- Provided material -
"""

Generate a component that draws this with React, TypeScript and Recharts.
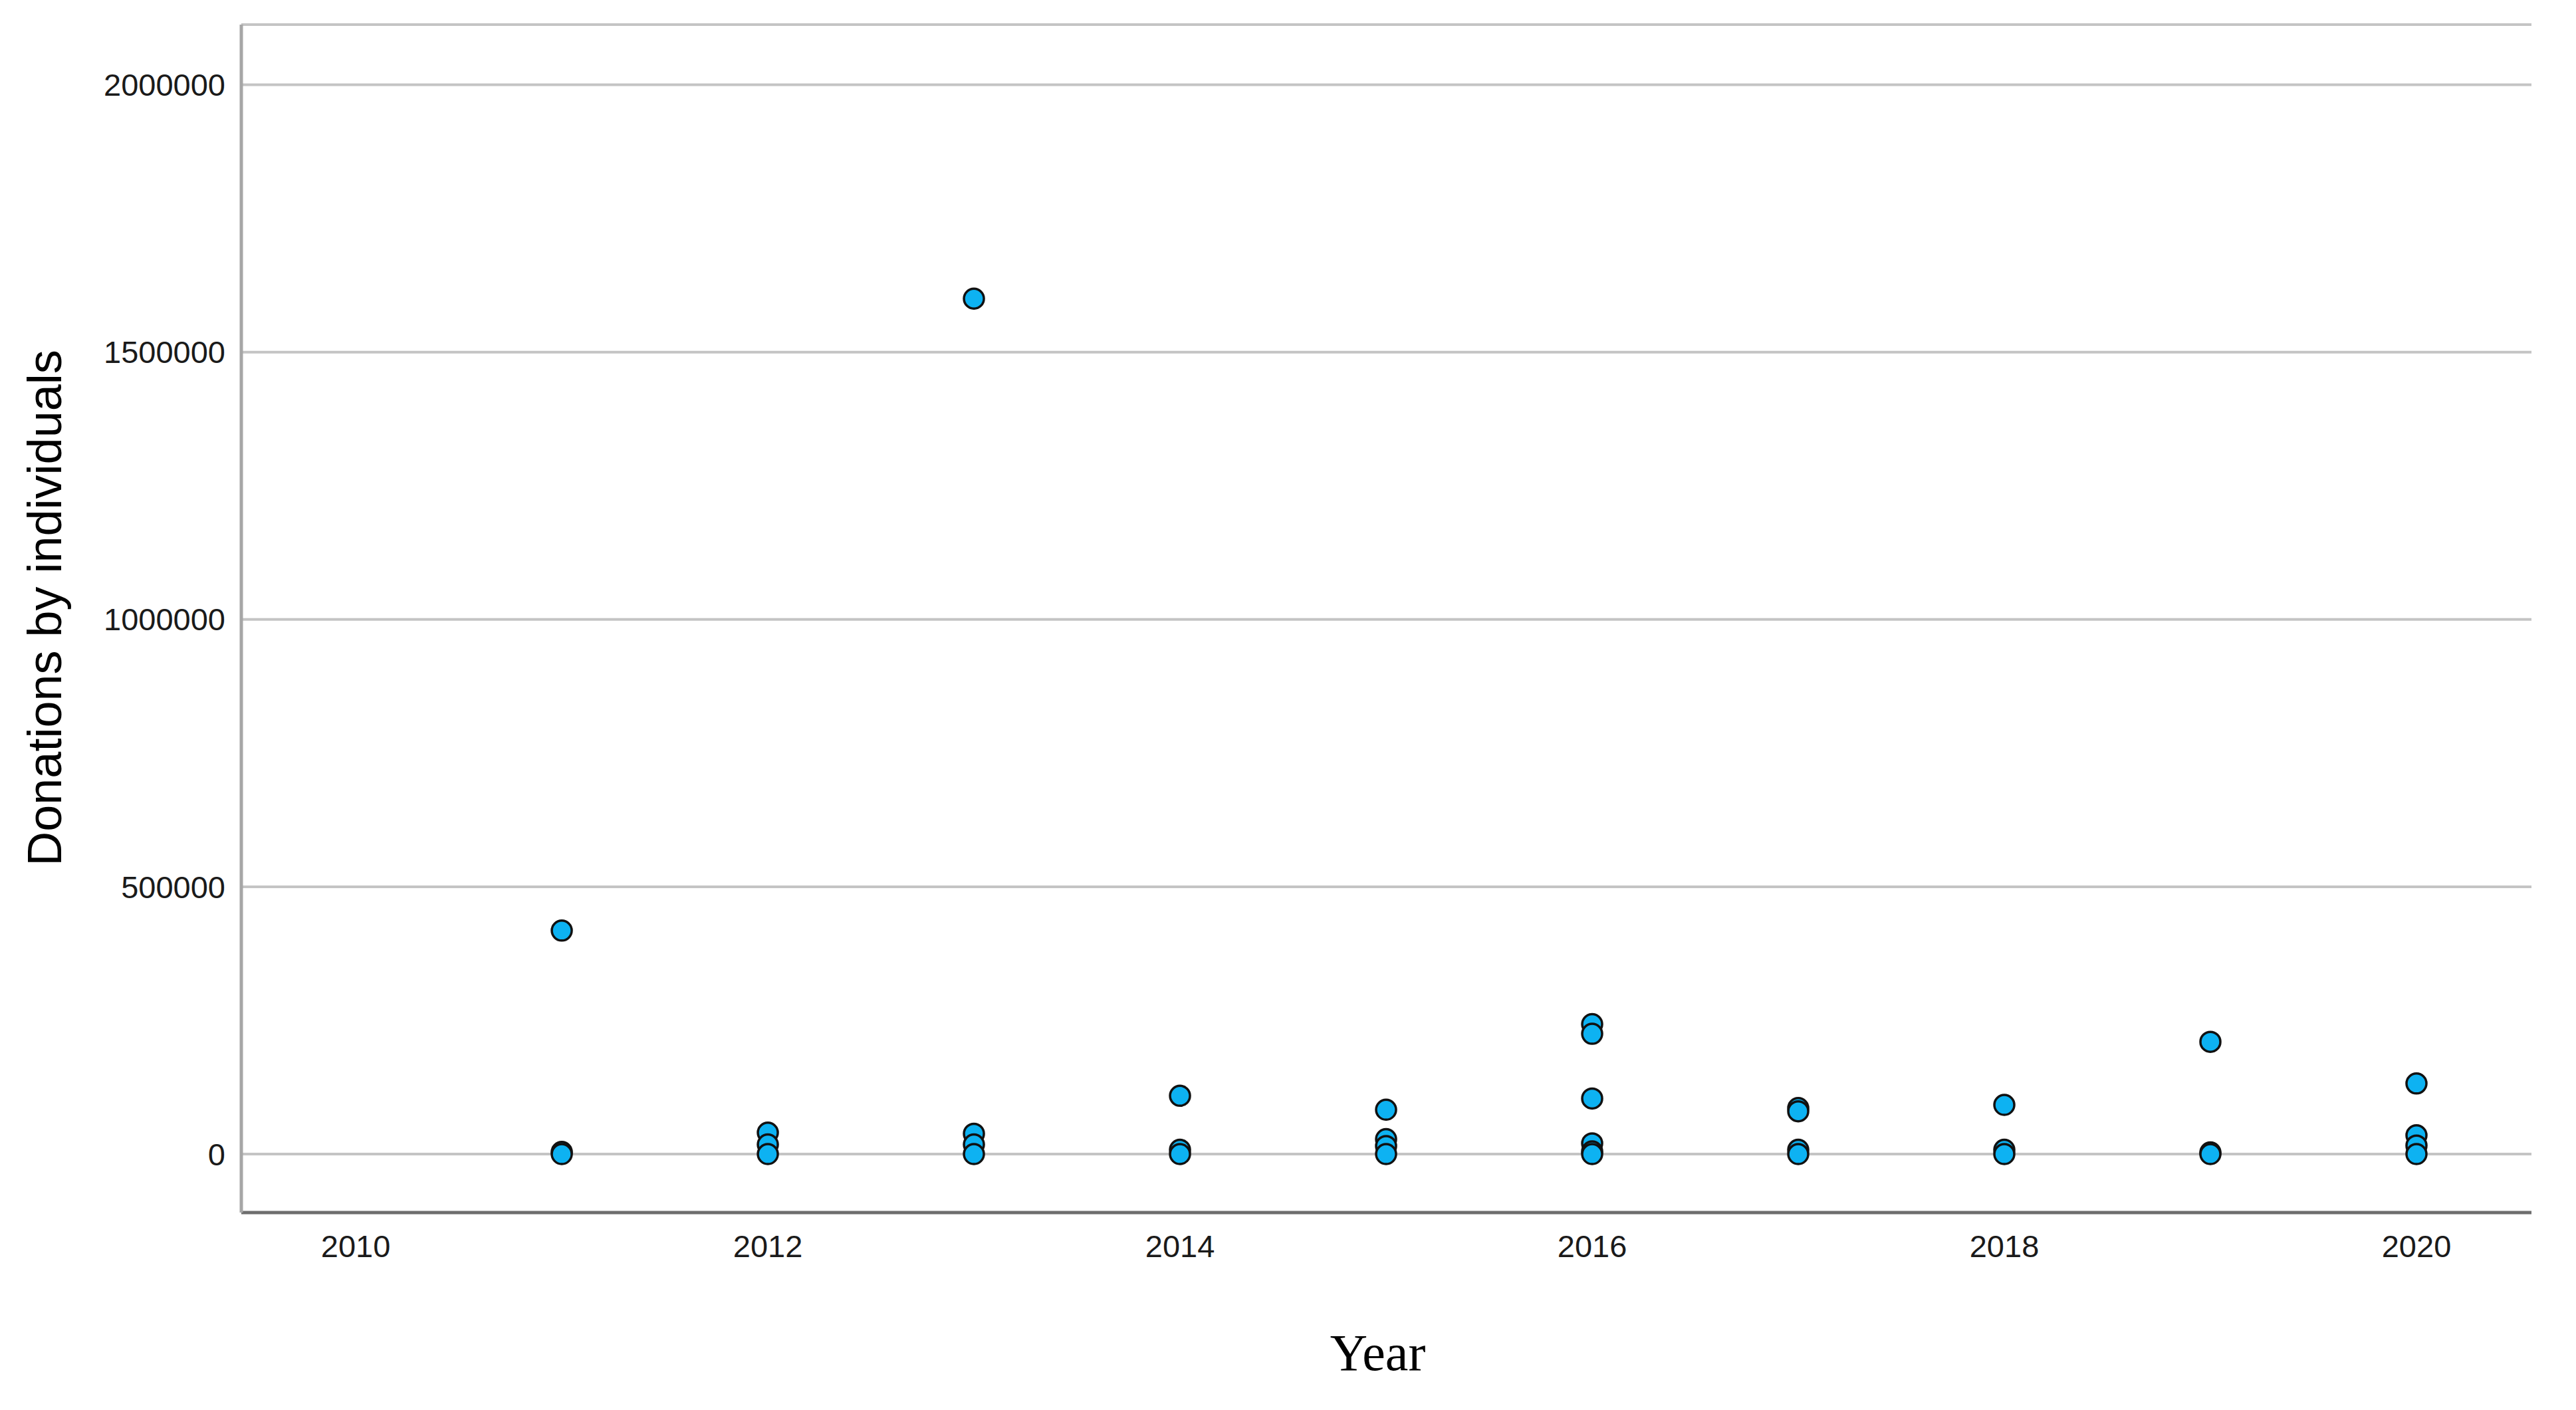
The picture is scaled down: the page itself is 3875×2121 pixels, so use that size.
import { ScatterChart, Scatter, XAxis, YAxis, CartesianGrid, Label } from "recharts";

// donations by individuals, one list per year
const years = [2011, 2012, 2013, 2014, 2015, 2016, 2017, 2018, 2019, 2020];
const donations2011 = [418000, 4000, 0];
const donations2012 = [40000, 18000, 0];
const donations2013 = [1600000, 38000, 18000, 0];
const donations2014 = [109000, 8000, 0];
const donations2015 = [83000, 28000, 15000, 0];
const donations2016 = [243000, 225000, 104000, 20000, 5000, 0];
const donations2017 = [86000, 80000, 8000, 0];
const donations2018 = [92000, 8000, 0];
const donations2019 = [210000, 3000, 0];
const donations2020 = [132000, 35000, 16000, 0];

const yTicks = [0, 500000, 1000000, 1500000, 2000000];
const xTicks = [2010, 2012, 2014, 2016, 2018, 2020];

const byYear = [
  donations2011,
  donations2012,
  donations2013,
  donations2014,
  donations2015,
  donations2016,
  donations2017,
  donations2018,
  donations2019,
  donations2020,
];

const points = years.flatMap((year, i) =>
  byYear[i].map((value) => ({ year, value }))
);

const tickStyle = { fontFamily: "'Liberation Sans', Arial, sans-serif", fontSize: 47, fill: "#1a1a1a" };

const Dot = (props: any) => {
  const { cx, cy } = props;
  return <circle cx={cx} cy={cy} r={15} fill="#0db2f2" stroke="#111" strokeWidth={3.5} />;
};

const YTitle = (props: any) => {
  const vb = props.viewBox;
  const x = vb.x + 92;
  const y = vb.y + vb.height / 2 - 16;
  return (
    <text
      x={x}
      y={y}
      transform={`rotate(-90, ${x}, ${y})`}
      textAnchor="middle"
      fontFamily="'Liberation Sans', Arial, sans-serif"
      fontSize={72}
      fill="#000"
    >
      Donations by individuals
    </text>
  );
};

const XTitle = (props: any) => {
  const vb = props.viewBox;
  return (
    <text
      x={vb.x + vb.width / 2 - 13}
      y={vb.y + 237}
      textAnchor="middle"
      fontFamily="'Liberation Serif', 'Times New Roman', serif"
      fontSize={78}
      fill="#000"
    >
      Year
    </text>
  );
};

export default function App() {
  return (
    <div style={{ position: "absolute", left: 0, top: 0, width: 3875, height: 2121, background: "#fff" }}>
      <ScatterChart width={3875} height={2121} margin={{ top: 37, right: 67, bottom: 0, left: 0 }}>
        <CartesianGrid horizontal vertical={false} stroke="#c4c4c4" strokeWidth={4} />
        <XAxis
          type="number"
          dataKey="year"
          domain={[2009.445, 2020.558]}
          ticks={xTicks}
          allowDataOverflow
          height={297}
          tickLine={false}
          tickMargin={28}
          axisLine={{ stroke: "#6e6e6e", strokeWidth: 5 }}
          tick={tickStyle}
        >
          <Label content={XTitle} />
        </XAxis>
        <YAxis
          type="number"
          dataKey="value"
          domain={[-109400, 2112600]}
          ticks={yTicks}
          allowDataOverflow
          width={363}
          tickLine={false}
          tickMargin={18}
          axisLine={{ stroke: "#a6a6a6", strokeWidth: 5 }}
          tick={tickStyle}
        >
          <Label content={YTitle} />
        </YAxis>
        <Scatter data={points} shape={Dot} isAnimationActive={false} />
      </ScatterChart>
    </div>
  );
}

"""

Write out each line of the data exactly; the images should be left out.

Generate a component that draws this with React, TypeScript and Recharts.
The picture is scaled down: the page itself is 3875×2121 pixels, so use that size.
import { ScatterChart, Scatter, XAxis, YAxis, CartesianGrid, Label } from "recharts";

// donations by individuals, one list per year
const years = [2011, 2012, 2013, 2014, 2015, 2016, 2017, 2018, 2019, 2020];
const donations2011 = [418000, 4000, 0];
const donations2012 = [40000, 18000, 0];
const donations2013 = [1600000, 38000, 18000, 0];
const donations2014 = [109000, 8000, 0];
const donations2015 = [83000, 28000, 15000, 0];
const donations2016 = [243000, 225000, 104000, 20000, 5000, 0];
const donations2017 = [86000, 80000, 8000, 0];
const donations2018 = [92000, 8000, 0];
const donations2019 = [210000, 3000, 0];
const donations2020 = [132000, 35000, 16000, 0];

const yTicks = [0, 500000, 1000000, 1500000, 2000000];
const xTicks = [2010, 2012, 2014, 2016, 2018, 2020];

const byYear = [
  donations2011,
  donations2012,
  donations2013,
  donations2014,
  donations2015,
  donations2016,
  donations2017,
  donations2018,
  donations2019,
  donations2020,
];

const points = years.flatMap((year, i) =>
  byYear[i].map((value) => ({ year, value }))
);

const tickStyle = { fontFamily: "'Liberation Sans', Arial, sans-serif", fontSize: 47, fill: "#1a1a1a" };

const Dot = (props: any) => {
  const { cx, cy } = props;
  return <circle cx={cx} cy={cy} r={15} fill="#0db2f2" stroke="#111" strokeWidth={3.5} />;
};

const YTitle = (props: any) => {
  const vb = props.viewBox;
  const x = vb.x + 92;
  const y = vb.y + vb.height / 2 - 16;
  return (
    <text
      x={x}
      y={y}
      transform={`rotate(-90, ${x}, ${y})`}
      textAnchor="middle"
      fontFamily="'Liberation Sans', Arial, sans-serif"
      fontSize={72}
      fill="#000"
    >
      Donations by individuals
    </text>
  );
};

const XTitle = (props: any) => {
  const vb = props.viewBox;
  return (
    <text
      x={vb.x + vb.width / 2 - 13}
      y={vb.y + 237}
      textAnchor="middle"
      fontFamily="'Liberation Serif', 'Times New Roman', serif"
      fontSize={78}
      fill="#000"
    >
      Year
    </text>
  );
};

export default function App() {
  return (
    <div style={{ position: "absolute", left: 0, top: 0, width: 3875, height: 2121, background: "#fff" }}>
      <ScatterChart width={3875} height={2121} margin={{ top: 37, right: 67, bottom: 0, left: 0 }}>
        <CartesianGrid horizontal vertical={false} stroke="#c4c4c4" strokeWidth={4} />
        <XAxis
          type="number"
          dataKey="year"
          domain={[2009.445, 2020.558]}
          ticks={xTicks}
          allowDataOverflow
          height={297}
          tickLine={false}
          tickMargin={28}
          axisLine={{ stroke: "#6e6e6e", strokeWidth: 5 }}
          tick={tickStyle}
        >
          <Label content={XTitle} />
        </XAxis>
        <YAxis
          type="number"
          dataKey="value"
          domain={[-109400, 2112600]}
          ticks={yTicks}
          allowDataOverflow
          width={363}
          tickLine={false}
          tickMargin={18}
          axisLine={{ stroke: "#a6a6a6", strokeWidth: 5 }}
          tick={tickStyle}
        >
          <Label content={YTitle} />
        </YAxis>
        <Scatter data={points} shape={Dot} isAnimationActive={false} />
      </ScatterChart>
    </div>
  );
}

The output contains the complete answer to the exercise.